– Нет моей матушки больше, Сторм, она неделю назад умерла. Мне не к кому обратиться, пойми *ик* меня.

В его пьяном взгляде мелькнула тень грусти, но меня это не тронуло. Мне было плевать на его мать, на его проблемы, на его жалкое существование.

– Господи боже, ладно… – прорычал я, отпуская его воротник. – Ложись на диван, и не мешай мне работать, понял? И чтобы я тебя не видел и не слышал.

– Тебя понял, – пробормотал Ротт, растянувшись на диване и мгновенно захрапев.

Я смотрел на Ротта, раскинувшегося пьяным крестом на моём диване, и злость, бурлившая во мне еще минуту назад, вдруг отступила, оставив после себя лишь усталость и… жалость. Господи, да во что я превратился? Такой же ничтожный, сломленный жизнью старик, как и он. Просто по-своему. Он топит горе в вине, а я – в бессмысленной работе. И кто из нас лучше? Вспомнил слова Ротта: "Нет моей матушки больше, Сторм, она неделю назад умерла. Мне не к кому обратиться, пойми *ик* меня". И пусть он пропойца, лжец и вообще мерзкий тип, но сейчас он был одинок и беззащитен. И я… я был единственным, кто мог ему помочь. Черт возьми, да как я вообще мог думать о мести? Как я мог желать зла этому несчастному пьянице? Да, он виноват в моих бедах, но и я сам хорош. Слабак, который не смог устоять перед соблазном, который позволил себя сломать. Вздохнул, с трудом отгоняя остатки злости и обиды. Ладно, помогу. Но только один раз. Окинул взглядом свою захламленную гостиную.
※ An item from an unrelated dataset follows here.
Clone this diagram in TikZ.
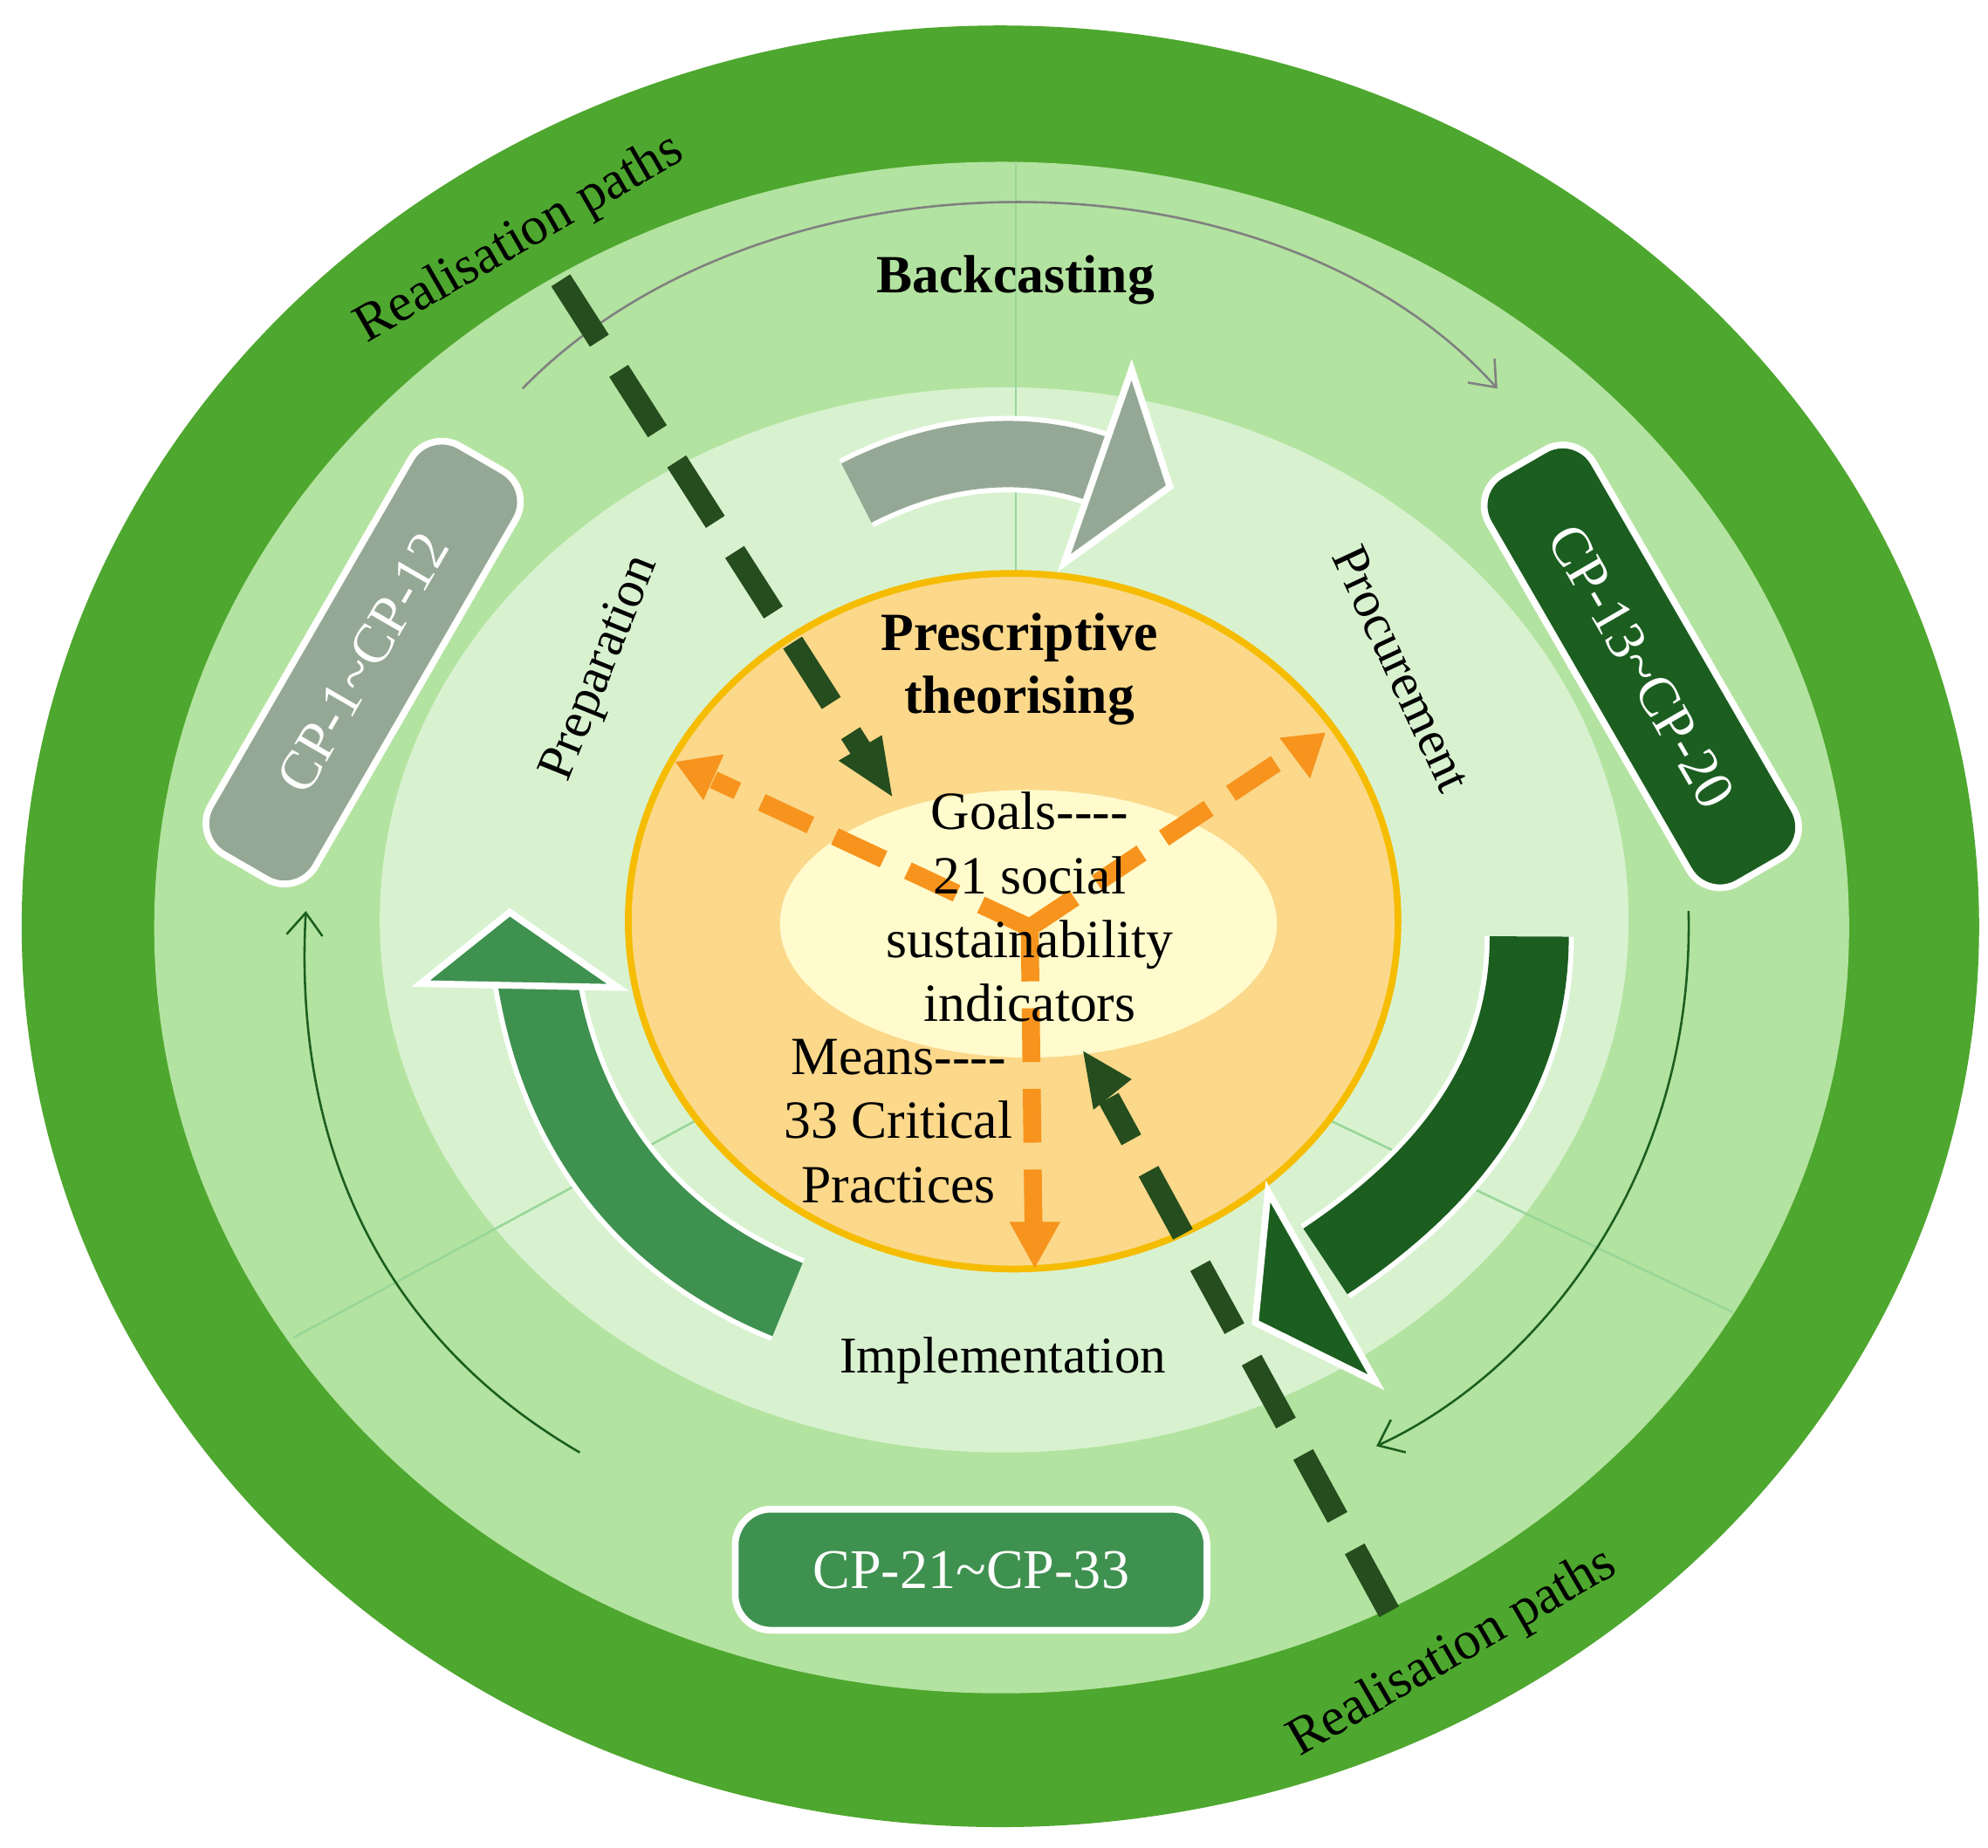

Куклы… Может быть, я смогу заработать на них немного денег. В голове созрел план. Отнести кукол на рынок и попытаться продать их. Ротту нужны деньги, и я сделаю всё, что в моих силах, чтобы ему помочь.

И тут на меня нахлынули сомнения. Это же куклы для Мари. Я не мог их так просто продать. Но оставлять друга в беде мне тоже не хотелось, к тому же, еще живого, в отличии от моей прекрасной девочки. Я пытался не думать о том, насколько мерзко я поступаю для самого себя. Нарушаю свои же обещания. Но, с другой стороны, Мари явно была бы рада спасти Ротта, взамен на продажу этих бездушных кукол. К тому же, для нее я могу сделать лучше. Сделать самую лучшую куклу, которую она когда-либо смогла бы увидеть. Придя к этому бессомненному выводу, я собрал всех кукол в плетеную корзину и выбежал на улицу.

Сгорбившись под "тяжестью" корзины, я добрел до рынка. Зимний ветер пронизывал насквозь, словно напоминая о моей собственной прогнившей душе. Я разложил пеструю кукольную россыпь на старенькой клеенке, стараясь не смотреть в их пустые пуговичные глаза. Каждый взгляд в их сторону отдавал тупой болью в груди, словно предавался невинный ребенок. Сначала никто не обращал на меня внимания. Торговцы громко зазывали покупателей, запах жареных колбасок смешивался с удушливой вонью гниющих овощей. Я стоял, словно призрак, отгородившись от мира кукольным барьером. Наконец, к моей скромной лавке подошла женщина с маленькой девочкой. Девочка, увидев кукол, радостно захлопала в ладоши.

– Мама, купи! Купи мне куклу!

Сердце болезненно сжалось. Я не мог… Не мог продать то, что предназначалось моей дочери. Но Ротт… Ротт нуждался в помощи.

– Сколько стоит вот эта, с синим бантом? – спросила женщина, указывая на куклу-принцессу.

Я выдавил из себя дрожащий голос:

– Пять марок.

Женщина скривилась, но, увидев горящие глаза дочери, достала из кошелька монеты. Девочка крепко прижала куклу к себе. И в этот момент я увидел в ее лице Мари. Это был удар под дых. Я отвернулся, чтобы скрыть слезы. Женщина взяла девочку под руку и они поспешно удалились в сторону другого прилавка.

Внезапно, как треск льда под ногами, в тишину врезался знакомый голос.